--- Begin Entries supplied ---

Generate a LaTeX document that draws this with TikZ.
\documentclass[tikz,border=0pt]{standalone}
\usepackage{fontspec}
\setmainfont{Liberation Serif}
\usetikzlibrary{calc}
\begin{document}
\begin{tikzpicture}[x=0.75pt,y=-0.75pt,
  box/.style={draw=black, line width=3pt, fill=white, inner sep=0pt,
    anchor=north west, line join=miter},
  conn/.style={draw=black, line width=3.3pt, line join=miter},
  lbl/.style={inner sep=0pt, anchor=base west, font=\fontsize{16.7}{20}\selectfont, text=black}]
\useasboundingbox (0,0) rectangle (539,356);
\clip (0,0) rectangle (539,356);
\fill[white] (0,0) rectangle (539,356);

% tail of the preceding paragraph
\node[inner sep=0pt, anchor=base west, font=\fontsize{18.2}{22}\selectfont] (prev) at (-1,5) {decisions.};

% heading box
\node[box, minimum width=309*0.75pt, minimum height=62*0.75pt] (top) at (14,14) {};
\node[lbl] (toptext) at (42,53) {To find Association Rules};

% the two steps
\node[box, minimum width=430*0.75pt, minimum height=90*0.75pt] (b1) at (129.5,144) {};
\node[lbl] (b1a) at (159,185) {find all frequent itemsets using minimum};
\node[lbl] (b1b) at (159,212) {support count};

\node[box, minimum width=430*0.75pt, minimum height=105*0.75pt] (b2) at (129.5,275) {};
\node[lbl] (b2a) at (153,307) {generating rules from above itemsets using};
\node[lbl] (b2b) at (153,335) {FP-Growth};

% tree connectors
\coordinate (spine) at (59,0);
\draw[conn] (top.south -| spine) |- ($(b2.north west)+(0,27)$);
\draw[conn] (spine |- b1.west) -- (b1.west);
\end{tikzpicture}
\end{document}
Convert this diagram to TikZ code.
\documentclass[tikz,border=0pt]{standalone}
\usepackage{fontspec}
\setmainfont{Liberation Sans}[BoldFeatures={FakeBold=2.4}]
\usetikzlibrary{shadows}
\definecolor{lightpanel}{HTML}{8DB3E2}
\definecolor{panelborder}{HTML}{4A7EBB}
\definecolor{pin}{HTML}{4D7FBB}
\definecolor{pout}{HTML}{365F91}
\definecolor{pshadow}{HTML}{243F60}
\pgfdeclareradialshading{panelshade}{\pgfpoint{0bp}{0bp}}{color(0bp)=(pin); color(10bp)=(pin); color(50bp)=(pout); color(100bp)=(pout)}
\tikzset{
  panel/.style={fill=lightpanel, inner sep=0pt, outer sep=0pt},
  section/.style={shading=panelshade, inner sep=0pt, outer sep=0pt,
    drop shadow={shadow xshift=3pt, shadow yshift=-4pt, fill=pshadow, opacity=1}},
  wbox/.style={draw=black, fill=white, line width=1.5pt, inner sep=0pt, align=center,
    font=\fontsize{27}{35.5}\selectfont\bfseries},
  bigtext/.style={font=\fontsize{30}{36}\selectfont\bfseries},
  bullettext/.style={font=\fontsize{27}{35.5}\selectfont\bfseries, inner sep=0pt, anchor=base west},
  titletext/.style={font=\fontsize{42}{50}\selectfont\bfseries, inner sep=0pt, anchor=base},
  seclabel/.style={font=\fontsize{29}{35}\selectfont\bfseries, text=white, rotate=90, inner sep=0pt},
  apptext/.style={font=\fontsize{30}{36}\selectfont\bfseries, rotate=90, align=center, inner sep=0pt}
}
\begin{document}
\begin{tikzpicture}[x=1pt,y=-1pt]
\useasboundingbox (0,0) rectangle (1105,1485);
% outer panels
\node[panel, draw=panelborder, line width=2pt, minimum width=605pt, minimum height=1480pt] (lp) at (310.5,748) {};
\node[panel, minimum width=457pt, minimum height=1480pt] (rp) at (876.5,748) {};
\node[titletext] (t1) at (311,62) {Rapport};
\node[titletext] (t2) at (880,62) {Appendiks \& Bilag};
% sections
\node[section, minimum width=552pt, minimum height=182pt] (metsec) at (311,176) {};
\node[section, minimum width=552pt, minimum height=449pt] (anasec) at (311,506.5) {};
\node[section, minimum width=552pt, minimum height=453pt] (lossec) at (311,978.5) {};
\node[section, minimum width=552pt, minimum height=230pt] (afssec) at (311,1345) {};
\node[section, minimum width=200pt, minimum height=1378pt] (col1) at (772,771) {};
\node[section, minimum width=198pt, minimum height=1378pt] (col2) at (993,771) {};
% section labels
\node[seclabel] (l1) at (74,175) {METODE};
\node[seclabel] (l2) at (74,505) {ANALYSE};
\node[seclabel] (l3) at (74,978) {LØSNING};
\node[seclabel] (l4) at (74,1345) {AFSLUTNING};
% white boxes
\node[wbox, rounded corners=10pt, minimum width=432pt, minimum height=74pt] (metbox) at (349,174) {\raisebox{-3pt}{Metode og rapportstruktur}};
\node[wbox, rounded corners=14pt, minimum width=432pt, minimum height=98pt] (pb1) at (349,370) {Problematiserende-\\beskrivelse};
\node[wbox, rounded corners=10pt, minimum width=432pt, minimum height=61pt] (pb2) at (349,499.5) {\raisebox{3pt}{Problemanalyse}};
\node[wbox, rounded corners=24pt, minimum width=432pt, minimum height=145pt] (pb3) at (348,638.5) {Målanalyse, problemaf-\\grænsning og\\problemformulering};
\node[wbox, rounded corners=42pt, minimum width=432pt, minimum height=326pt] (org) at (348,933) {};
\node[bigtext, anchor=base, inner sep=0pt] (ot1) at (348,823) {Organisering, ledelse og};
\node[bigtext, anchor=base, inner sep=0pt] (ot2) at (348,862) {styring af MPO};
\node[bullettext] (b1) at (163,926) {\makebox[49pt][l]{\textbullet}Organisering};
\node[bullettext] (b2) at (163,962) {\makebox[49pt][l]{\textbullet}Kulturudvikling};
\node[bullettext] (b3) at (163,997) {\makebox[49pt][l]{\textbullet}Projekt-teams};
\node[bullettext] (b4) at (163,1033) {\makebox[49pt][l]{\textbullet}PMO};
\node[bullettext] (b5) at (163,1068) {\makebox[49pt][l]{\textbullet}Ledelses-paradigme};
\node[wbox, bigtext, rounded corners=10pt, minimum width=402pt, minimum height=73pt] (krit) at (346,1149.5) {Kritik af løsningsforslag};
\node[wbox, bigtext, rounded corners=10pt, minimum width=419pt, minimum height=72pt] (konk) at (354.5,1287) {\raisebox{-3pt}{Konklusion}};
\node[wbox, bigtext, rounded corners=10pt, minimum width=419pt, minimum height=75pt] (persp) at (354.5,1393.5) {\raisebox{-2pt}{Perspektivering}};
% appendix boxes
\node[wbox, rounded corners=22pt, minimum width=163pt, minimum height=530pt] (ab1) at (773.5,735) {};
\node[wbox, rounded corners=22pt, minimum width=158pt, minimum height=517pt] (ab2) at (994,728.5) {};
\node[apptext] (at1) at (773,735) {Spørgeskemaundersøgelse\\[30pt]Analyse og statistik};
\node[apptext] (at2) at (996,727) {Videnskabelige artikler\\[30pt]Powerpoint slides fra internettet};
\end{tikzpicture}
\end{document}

--- End Entries supplied ---

## Objective
Each line in the material above must be retyped without alteration.

## Full solution
Generate a LaTeX document that draws this with TikZ.
\documentclass[tikz,border=0pt]{standalone}
\usepackage{fontspec}
\setmainfont{Liberation Serif}
\usetikzlibrary{calc}
\begin{document}
\begin{tikzpicture}[x=0.75pt,y=-0.75pt,
  box/.style={draw=black, line width=3pt, fill=white, inner sep=0pt,
    anchor=north west, line join=miter},
  conn/.style={draw=black, line width=3.3pt, line join=miter},
  lbl/.style={inner sep=0pt, anchor=base west, font=\fontsize{16.7}{20}\selectfont, text=black}]
\useasboundingbox (0,0) rectangle (539,356);
\clip (0,0) rectangle (539,356);
\fill[white] (0,0) rectangle (539,356);

% tail of the preceding paragraph
\node[inner sep=0pt, anchor=base west, font=\fontsize{18.2}{22}\selectfont] (prev) at (-1,5) {decisions.};

% heading box
\node[box, minimum width=309*0.75pt, minimum height=62*0.75pt] (top) at (14,14) {};
\node[lbl] (toptext) at (42,53) {To find Association Rules};

% the two steps
\node[box, minimum width=430*0.75pt, minimum height=90*0.75pt] (b1) at (129.5,144) {};
\node[lbl] (b1a) at (159,185) {find all frequent itemsets using minimum};
\node[lbl] (b1b) at (159,212) {support count};

\node[box, minimum width=430*0.75pt, minimum height=105*0.75pt] (b2) at (129.5,275) {};
\node[lbl] (b2a) at (153,307) {generating rules from above itemsets using};
\node[lbl] (b2b) at (153,335) {FP-Growth};

% tree connectors
\coordinate (spine) at (59,0);
\draw[conn] (top.south -| spine) |- ($(b2.north west)+(0,27)$);
\draw[conn] (spine |- b1.west) -- (b1.west);
\end{tikzpicture}
\end{document}
Convert this diagram to TikZ code.
\documentclass[tikz,border=0pt]{standalone}
\usepackage{fontspec}
\setmainfont{Liberation Sans}[BoldFeatures={FakeBold=2.4}]
\usetikzlibrary{shadows}
\definecolor{lightpanel}{HTML}{8DB3E2}
\definecolor{panelborder}{HTML}{4A7EBB}
\definecolor{pin}{HTML}{4D7FBB}
\definecolor{pout}{HTML}{365F91}
\definecolor{pshadow}{HTML}{243F60}
\pgfdeclareradialshading{panelshade}{\pgfpoint{0bp}{0bp}}{color(0bp)=(pin); color(10bp)=(pin); color(50bp)=(pout); color(100bp)=(pout)}
\tikzset{
  panel/.style={fill=lightpanel, inner sep=0pt, outer sep=0pt},
  section/.style={shading=panelshade, inner sep=0pt, outer sep=0pt,
    drop shadow={shadow xshift=3pt, shadow yshift=-4pt, fill=pshadow, opacity=1}},
  wbox/.style={draw=black, fill=white, line width=1.5pt, inner sep=0pt, align=center,
    font=\fontsize{27}{35.5}\selectfont\bfseries},
  bigtext/.style={font=\fontsize{30}{36}\selectfont\bfseries},
  bullettext/.style={font=\fontsize{27}{35.5}\selectfont\bfseries, inner sep=0pt, anchor=base west},
  titletext/.style={font=\fontsize{42}{50}\selectfont\bfseries, inner sep=0pt, anchor=base},
  seclabel/.style={font=\fontsize{29}{35}\selectfont\bfseries, text=white, rotate=90, inner sep=0pt},
  apptext/.style={font=\fontsize{30}{36}\selectfont\bfseries, rotate=90, align=center, inner sep=0pt}
}
\begin{document}
\begin{tikzpicture}[x=1pt,y=-1pt]
\useasboundingbox (0,0) rectangle (1105,1485);
% outer panels
\node[panel, draw=panelborder, line width=2pt, minimum width=605pt, minimum height=1480pt] (lp) at (310.5,748) {};
\node[panel, minimum width=457pt, minimum height=1480pt] (rp) at (876.5,748) {};
\node[titletext] (t1) at (311,62) {Rapport};
\node[titletext] (t2) at (880,62) {Appendiks \& Bilag};
% sections
\node[section, minimum width=552pt, minimum height=182pt] (metsec) at (311,176) {};
\node[section, minimum width=552pt, minimum height=449pt] (anasec) at (311,506.5) {};
\node[section, minimum width=552pt, minimum height=453pt] (lossec) at (311,978.5) {};
\node[section, minimum width=552pt, minimum height=230pt] (afssec) at (311,1345) {};
\node[section, minimum width=200pt, minimum height=1378pt] (col1) at (772,771) {};
\node[section, minimum width=198pt, minimum height=1378pt] (col2) at (993,771) {};
% section labels
\node[seclabel] (l1) at (74,175) {METODE};
\node[seclabel] (l2) at (74,505) {ANALYSE};
\node[seclabel] (l3) at (74,978) {LØSNING};
\node[seclabel] (l4) at (74,1345) {AFSLUTNING};
% white boxes
\node[wbox, rounded corners=10pt, minimum width=432pt, minimum height=74pt] (metbox) at (349,174) {\raisebox{-3pt}{Metode og rapportstruktur}};
\node[wbox, rounded corners=14pt, minimum width=432pt, minimum height=98pt] (pb1) at (349,370) {Problematiserende-\\beskrivelse};
\node[wbox, rounded corners=10pt, minimum width=432pt, minimum height=61pt] (pb2) at (349,499.5) {\raisebox{3pt}{Problemanalyse}};
\node[wbox, rounded corners=24pt, minimum width=432pt, minimum height=145pt] (pb3) at (348,638.5) {Målanalyse, problemaf-\\grænsning og\\problemformulering};
\node[wbox, rounded corners=42pt, minimum width=432pt, minimum height=326pt] (org) at (348,933) {};
\node[bigtext, anchor=base, inner sep=0pt] (ot1) at (348,823) {Organisering, ledelse og};
\node[bigtext, anchor=base, inner sep=0pt] (ot2) at (348,862) {styring af MPO};
\node[bullettext] (b1) at (163,926) {\makebox[49pt][l]{\textbullet}Organisering};
\node[bullettext] (b2) at (163,962) {\makebox[49pt][l]{\textbullet}Kulturudvikling};
\node[bullettext] (b3) at (163,997) {\makebox[49pt][l]{\textbullet}Projekt-teams};
\node[bullettext] (b4) at (163,1033) {\makebox[49pt][l]{\textbullet}PMO};
\node[bullettext] (b5) at (163,1068) {\makebox[49pt][l]{\textbullet}Ledelses-paradigme};
\node[wbox, bigtext, rounded corners=10pt, minimum width=402pt, minimum height=73pt] (krit) at (346,1149.5) {Kritik af løsningsforslag};
\node[wbox, bigtext, rounded corners=10pt, minimum width=419pt, minimum height=72pt] (konk) at (354.5,1287) {\raisebox{-3pt}{Konklusion}};
\node[wbox, bigtext, rounded corners=10pt, minimum width=419pt, minimum height=75pt] (persp) at (354.5,1393.5) {\raisebox{-2pt}{Perspektivering}};
% appendix boxes
\node[wbox, rounded corners=22pt, minimum width=163pt, minimum height=530pt] (ab1) at (773.5,735) {};
\node[wbox, rounded corners=22pt, minimum width=158pt, minimum height=517pt] (ab2) at (994,728.5) {};
\node[apptext] (at1) at (773,735) {Spørgeskemaundersøgelse\\[30pt]Analyse og statistik};
\node[apptext] (at2) at (996,727) {Videnskabelige artikler\\[30pt]Powerpoint slides fra internettet};
\end{tikzpicture}
\end{document}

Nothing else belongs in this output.